China's communist president, Xi Jinping, calls "universal values" such as "human rights, freedom, and democracy" as "bourgeois, Western values" that his country would never embrace.
This was highlighted on September 10 by Bitter Winter, which rightly noted that one of the biggest errors made by many Western media and politicians is their failure to "read Xi Jinping - Xi Jinping in Chinese." That is, because the CCP seldom translates his most significant ideological works into English.
Massimo Introvigne, an Italian religious sociologist and founder of the Center for Studies on New Religions (CESNUR), a global network of academics specializing in new religious groups, contributes to the column.
Introvigne helps explain the 34th part of the series, which provided Xi's response to the question "Why should we take a clear stand against the so-called 'universal values' of the West?" published on September 2.
He said that, in the manner of a Marxist, Xi Jinping classifies human history into stages of development. According to Xi, the era of "feudal autocracy" was replaced by the "more progressive bourgeois revolutions" that took place after that. As a result, Marxist socialism should be victorious against this bourgeois liberalism. "Marxist socialism," on the other hand, will strive to overthrow this "bourgeois liberalism."
According to Xi, the principles of freedom, democracy, and human rights "played a historic role in the process of opposing feudal autocracy."
"As the bourgeoisie gained a dominant position," says Xi Jinping, "these values have increasingly become tools for maintaining the rule of capital."
To Xi Jinping, this is a "clever" tactic of the global capitalists, headed by "the United States and other Western countries," to "package these values as 'universal values' and promote them globally, which confuses many people."
Thus, for the CCP's leader, advocating for freedom, democracy, and human rights as "universal values" merely produces an "ideological fog" whose "essence and harm" must be unmasked. Additionally, he said that the West is pushing these ideas in China in order to "ultimately overthrow the leadership of the Chinese Communist Party and my country's socialist system."
Introvigne observed that this is often the justification given by totalitarian governments that refuse to provide human rights, freedom, and democracy to their citizens. They argue that these are 'Western' values and are not broadly applicable.
"Xi Jinping's words are music to the ears of all dictators in the world, and this is why they support China at the United Nations every time its abysmally low human rights record is denounced," he noted.
Similarly, the Nazis argued that human rights were not universal and that Germany had its own distinct history, but both the Universal Declaration of Human Rights and contemporary human rights theory refuted this. According to the alliance, there are neither "Western" or "Eastern" human rights, just "rights" that everyone should have based on shared "human nature rather than a historical tradition or political system."

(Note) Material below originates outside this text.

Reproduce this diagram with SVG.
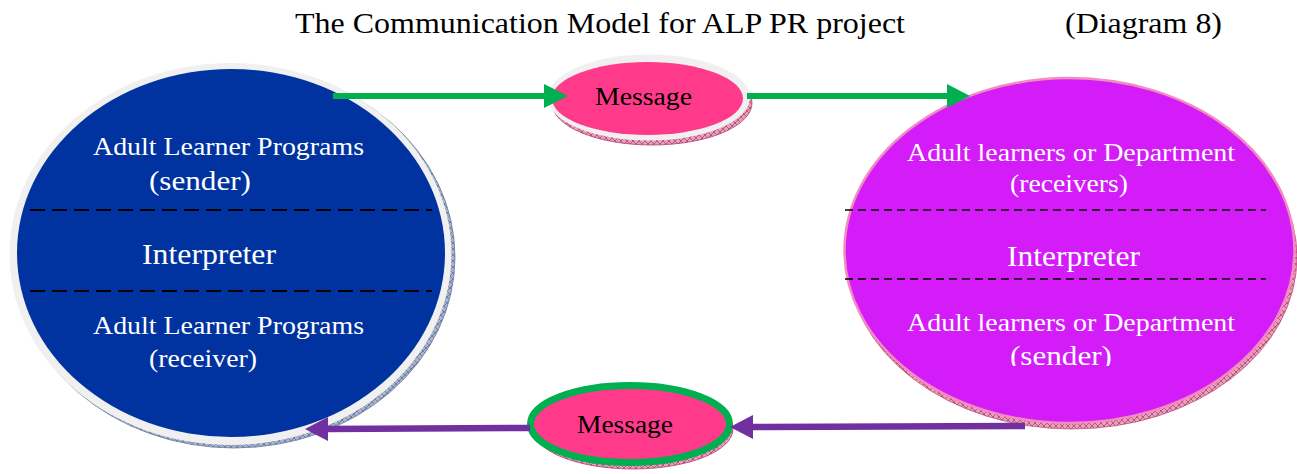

"Either they are respected, or they are not respected," said Introvigne. "Xi Jinping is telling the world China does not and will not respect them-if only the world would listen."
A Christian perspective
From a Christian perspective, the Universal Declaration of Human Rights is merely a reaffirmation of what devout believers throughout history have proclaimed.
In the words of this well-known Oak Cliff pastor Tony Evans, man was made in the image of God, or the "imago Dei." That is, it should be free of bias towards race, gender, or any other artificially created categorization.
"We are of every tribe and nation, and God sees us," Evans said. "But the only subject of the Bible is the glory of God and the advancement of His Kingdom. We are never to allow the politics of men to break up our togetherness, so stand together as the Lord sends you."